摘要: 随着互联网的广泛普及,人们可以更方便地从网络上获取信息,甚至随时随地都可以通过网络同外界进行交互.方便获取信息的同时也带了诸如信息泄露、账户密码失窃等安全问题,因此信息安全越来越受到大众的关注.网络新闻作为时下的主流媒体之一,其中包含了大量人们关注的问题,包括近期发生的各种信息安全事件等.然而,这些信息往往淹没在海量的网络文档中,大众难以快速了解近期国内外发生的关于信息安全的大事件.因此,建立一种自动发现梳理信息安全事件的方法具有一定的现实意义.将单个句子作为表述“信息安全事件”的单元,应用机器学习算法判断句子中是否包含“信息安全事件”相关信息,从新闻文档中抽取出包含“信息安全事件”内容的句子作为所需要的结果.通过人工构建训练数据集、句子特征设计和支持向量机(support vector machine, SVM)模型训练,建立了一种自动从新闻文档中抽取“信息安全事件”相关句子的方法.实验结果表明,该方法在信息安全事件的发现方面有着较高的准确率和召回率,验证了所提方法的有效性.

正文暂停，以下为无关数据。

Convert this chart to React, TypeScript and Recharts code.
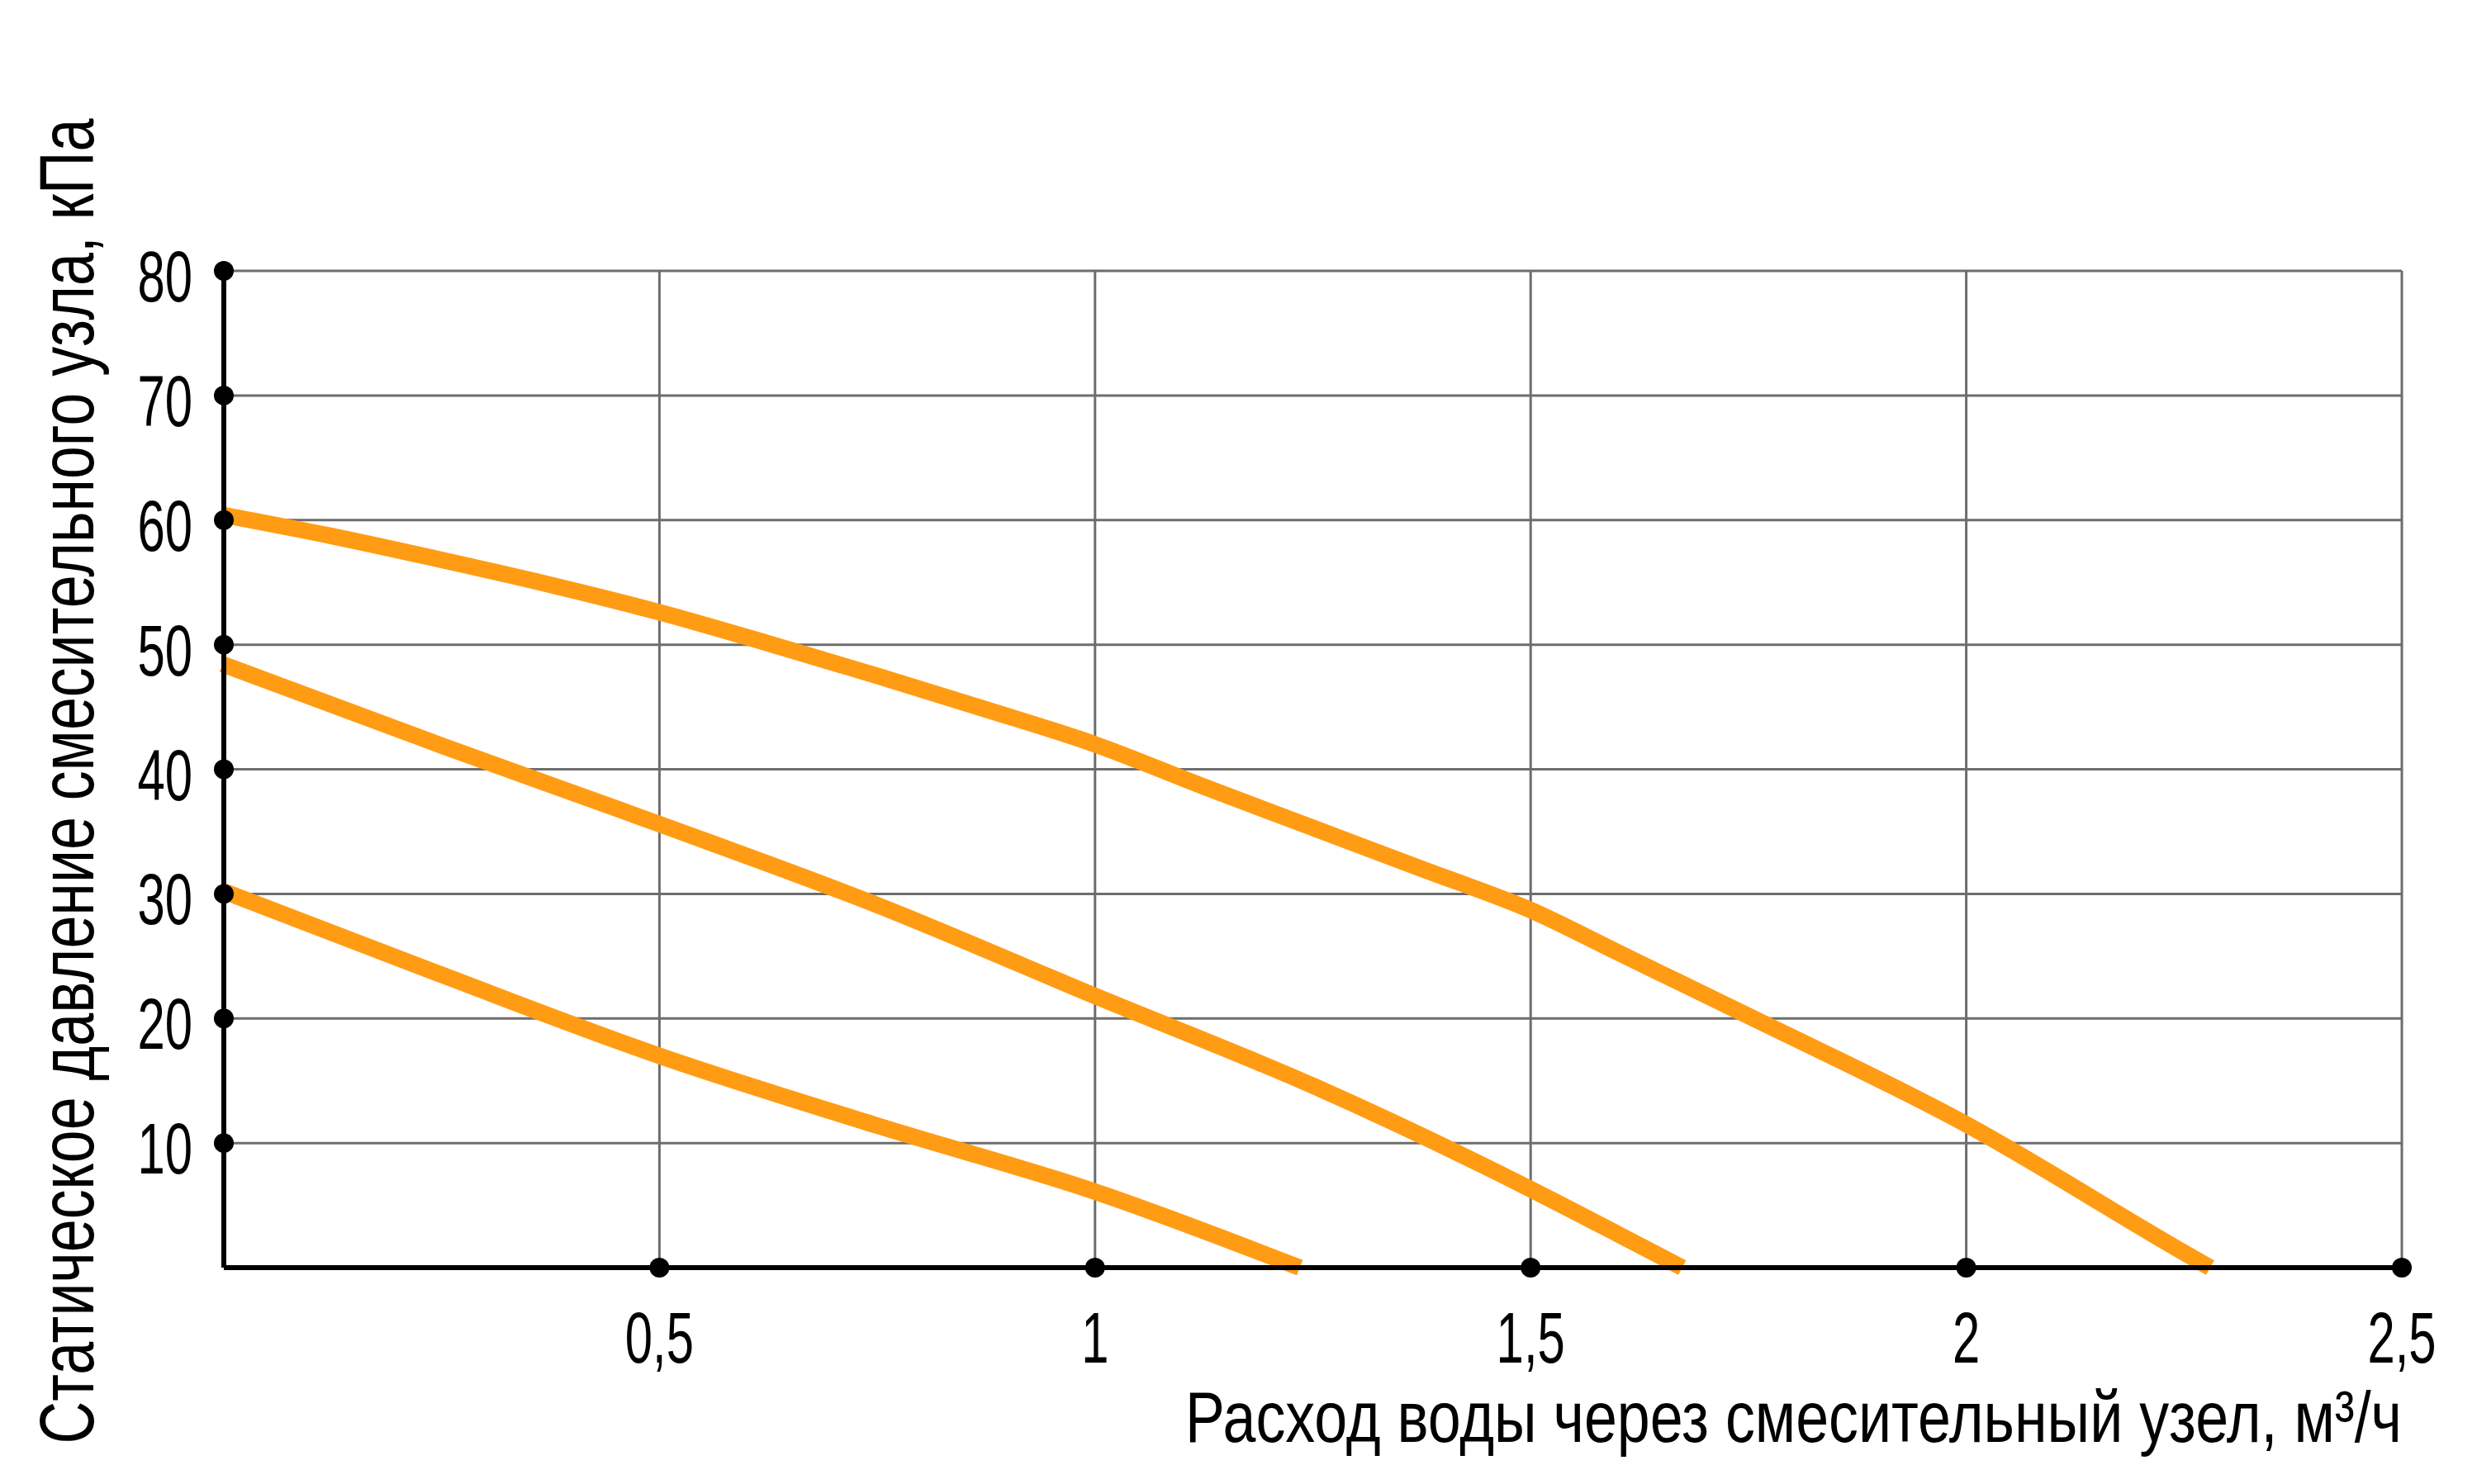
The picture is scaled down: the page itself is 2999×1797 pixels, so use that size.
import React from "react";
import { LineChart, Line, XAxis, YAxis, CartesianGrid } from "recharts";

// Кривые: расход Q (м³/ч) -> статическое давление P (кПа)
const highQ = [0, 0.125, 0.25, 0.375, 0.5, 0.625, 0.75, 0.875, 1, 1.125, 1.25, 1.375, 1.5, 1.6, 1.75, 2, 2.25, 2.28];
const highP = [60.4, 58.7, 56.8, 54.8, 52.6, 50.1, 47.5, 44.8, 42.0, 38.6, 35.3, 32.0, 28.7, 25.3, 20.2, 11.5, 1.2, 0];

const midQ = [0, 0.25, 0.5, 0.75, 1, 1.25, 1.5, 1.6, 1.674];
const midP = [48.4, 41.9, 35.6, 29.1, 21.8, 14.6, 6.3, 2.7, 0];

const lowQ = [0, 0.25, 0.5, 0.75, 1, 1.235];
const lowP = [30.2, 23.5, 17.0, 11.4, 6.1, 0];

const xTicks = [0.5, 1, 1.5, 2, 2.5];
const yTicks = [10, 20, 30, 40, 50, 60, 70, 80];

const xTitle = "Расход воды через смесительный узел, м³/ч";
const yTitle = "Статическое давление смесительного узла, кПа";

const toRows = (q: number[], p: number[]) => q.map((x, i) => ({ q: x, p: p[i] }));

const SANS = '"Liberation Sans", Arial, sans-serif';
const ORANGE = "#FF9C14";
const GRID = "#6d6d6d";

const fmt = (v: number) => String(v).replace(".", ",");

// узкие цифры: обычный гротеск, сжатый по горизонтали
function Narrow({ x, y, anchor, children }: any) {
  return (
    <text
      transform={`translate(${x} ${y}) scale(0.68 1)`}
      textAnchor={anchor}
      fontFamily={SANS}
      fontSize={88}
      fill="#000"
    >
      {children}
    </text>
  );
}

function YTick({ x, y, payload }: any) {
  return (
    <g>
      <circle cx={x} cy={y} r={12} fill="#000" />
      <Narrow x={x - 38} y={y + 37} anchor="end">
        {fmt(payload.value)}
      </Narrow>
    </g>
  );
}

function XTick({ x, y, payload }: any) {
  return (
    <g>
      <circle cx={x} cy={y} r={12} fill="#000" />
      <Narrow x={x} y={y + 115} anchor="middle">
        {fmt(payload.value)}
      </Narrow>
    </g>
  );
}

export default function App() {
  const series = [toRows(highQ, highP), toRows(midQ, midP), toRows(lowQ, lowP)];
  return (
    <div style={{ position: "absolute", left: 0, top: 0, background: "#fff" }}>
      <LineChart width={2999} height={1797} margin={{ top: 328, right: 91, bottom: 112, left: 71 }}>
        <CartesianGrid stroke={GRID} strokeWidth={3} />
        <XAxis
          type="number"
          dataKey="q"
          domain={[0, 2.5]}
          ticks={xTicks}
          height={150}
          tickSize={0}
          tickMargin={0}
          axisLine={{ stroke: "#000", strokeWidth: 6 }}
          tick={<XTick />}
          allowDuplicatedCategory={false}
          label={{
            content: () => (
              <text
                x={2908}
                y={1746}
                textAnchor="end"
                fontFamily={SANS}
                fontSize={88}
                textLength={1473}
                lengthAdjust="spacingAndGlyphs"
                fill="#000"
              >
                {xTitle}
              </text>
            ),
          }}
        />
        <YAxis
          type="number"
          dataKey="p"
          domain={[0, 80]}
          ticks={yTicks}
          width={200}
          tickSize={0}
          tickMargin={0}
          axisLine={{ stroke: "#000", strokeWidth: 6 }}
          tick={<YTick />}
          label={{
            content: () => (
              <text
                x={113}
                y={946}
                transform="rotate(-90 113 946)"
                textAnchor="middle"
                fontFamily={SANS}
                fontSize={92}
                textLength={1605}
                lengthAdjust="spacingAndGlyphs"
                fill="#000"
              >
                {yTitle}
              </text>
            ),
          }}
        />
        {series.map((d, i) => (
          <Line
            key={i}
            data={d}
            dataKey="p"
            type="monotone"
            stroke={ORANGE}
            strokeWidth={20}
            dot={false}
            activeDot={false}
            isAnimationActive={false}
          />
        ))}
      </LineChart>
    </div>
  );
}
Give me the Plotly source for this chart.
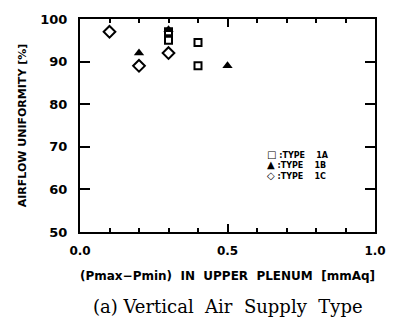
import plotly.graph_objects as go

# Airflow uniformity vs. plenum pressure difference, three configurations
type_1a_dp = [0.3, 0.3, 0.4, 0.4]
type_1a_u = [97.0, 95.0, 94.5, 89.0]
type_1b_dp = [0.2, 0.3, 0.5]
type_1b_u = [92.0, 97.5, 89.0]
type_1c_dp = [0.1, 0.2, 0.3]
type_1c_u = [97.0, 89.0, 92.0]

x_ticks = [0.0, 0.5, 1.0]
x_tick_labels = ["0.0", "0.5", "1.0"]
y_ticks = [50, 60, 70, 80, 90, 100]

# key entries: symbol glyph + label
key_glyphs = ["\u25a1", "\u25b2", "\u25c7"]
key_labels = [":TYPE\u00a0\u00a0\u00a0\u00a01A", ":TYPE\u00a0\u00a0\u00a0\u00a01B", ":TYPE\u00a0\u00a0\u00a0\u00a01C"]

FONT = "DejaVu Sans"
NB = "\u00a0"

fig = go.Figure()
fig.add_trace(go.Scatter(
    x=type_1a_dp, y=type_1a_u, mode="markers", name="TYPE 1A",
    marker=dict(symbol="square-open", size=7, color="black", line=dict(width=2)),
))
fig.add_trace(go.Scatter(
    x=type_1b_dp, y=type_1b_u, mode="markers", name="TYPE 1B",
    marker=dict(symbol="triangle-up", size=9, color="black"),
))
fig.add_trace(go.Scatter(
    x=type_1c_dp, y=type_1c_u, mode="markers", name="TYPE 1C",
    marker=dict(symbol="diamond-open", size=9, color="black", line=dict(width=2)),
))

axis_common = dict(
    showgrid=False, zeroline=False, showline=True, linecolor="black",
    linewidth=2, mirror="ticks", ticks="inside", tickcolor="black",
    tickwidth=1.5,
)

fig.update_xaxes(
    range=[0, 1], tickvals=x_ticks, ticktext=x_tick_labels, ticklen=8,
    minor=dict(dtick=0.1, ticks="inside", ticklen=4, tickcolor="black", tickwidth=1.5),
    tickfont=dict(family=FONT, size=12, color="black", weight="bold"),
    ticklabelstandoff=7,
    title=dict(text=f"(Pmax\u2212Pmin){NB}{NB}IN{NB}{NB}UPPER{NB}{NB}PLENUM{NB}{NB}[mmAq]",
               font=dict(family=FONT, size=12, color="black", weight="bold"),
               standoff=14),
    **axis_common,
)
fig.update_yaxes(
    range=[50, 100], tickvals=y_ticks, ticklen=10,
    tickfont=dict(family=FONT, size=13, color="black", weight="bold"),
    ticklabelstandoff=8,
    title=dict(text="AIRFLOW UNIFORMITY [%]",
               font=dict(family=FONT, size=11, color="black", weight="bold"),
               standoff=11),
    **axis_common,
)

# key block as one multi-line text
key_text = "<br>".join(
    f'<span style="font-size:10px">{g}</span>{NB}{lab}'
    for g, lab in zip(key_glyphs, key_labels)
)
fig.add_annotation(
    text=key_text, xref="paper", yref="paper",
    x=0.628, y=0.316, xanchor="left", yanchor="middle", align="left",
    showarrow=False,
    font=dict(family=FONT, size=8, color="black", weight="bold"),
)

fig.add_annotation(
    text=f"(a){NB}Vertical{NB}{NB}Air{NB}{NB}Supply{NB}{NB}Type",
    xref="paper", yref="paper",
    x=0.5, y=-0.35, xanchor="center", yanchor="middle", showarrow=False,
    font=dict(family="DejaVu Serif", size=18, color="black"),
)

fig.update_layout(
    width=398, height=322,
    margin=dict(l=80, r=13, t=13, b=90),
    paper_bgcolor="white", plot_bgcolor="white",
    showlegend=False,
)

fig.write_html("out.html")
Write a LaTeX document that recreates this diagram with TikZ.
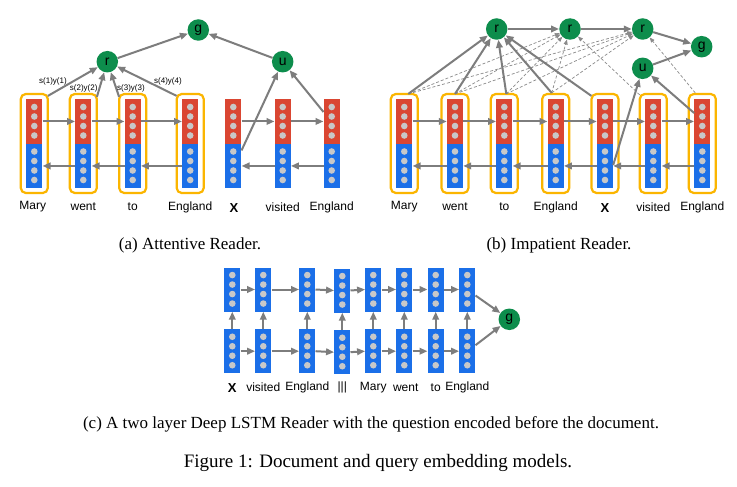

Abstract: With the popularity of the Internet, people can more easily obtain information from the network and interact with the outside world via the Web in anytime or anywhere. With the access to information easily, security issues come out, such as information disclosure, account passwords stolen and so on, which rise more and more public concern on information security. Nowadays Web news is one of main social media, which contains a large number of public concerning issues, such as information security events. However, security information is often buried in the mass of Web documents, making it inconvenient to quickly obtain recent information security events for readers. Therefore, establishing a method to automatic extracting information security events is significant. In this paper, we regard single sentence as “information security” unit, applying machine learning algorithm to determine whether a sentence containing “information security events” or not. Sentences containing “information security events” are extracted from news documents as the desired results. Via manual training data construction, sentence feature designing and support vector machine (SVM) model training, we propose an automatic method to extract “information security” related sentences from news documents. Experiment result show that, the method discussed in this paper get high precision and recall in information security events discovery, which verify the effectiveness of proposed method.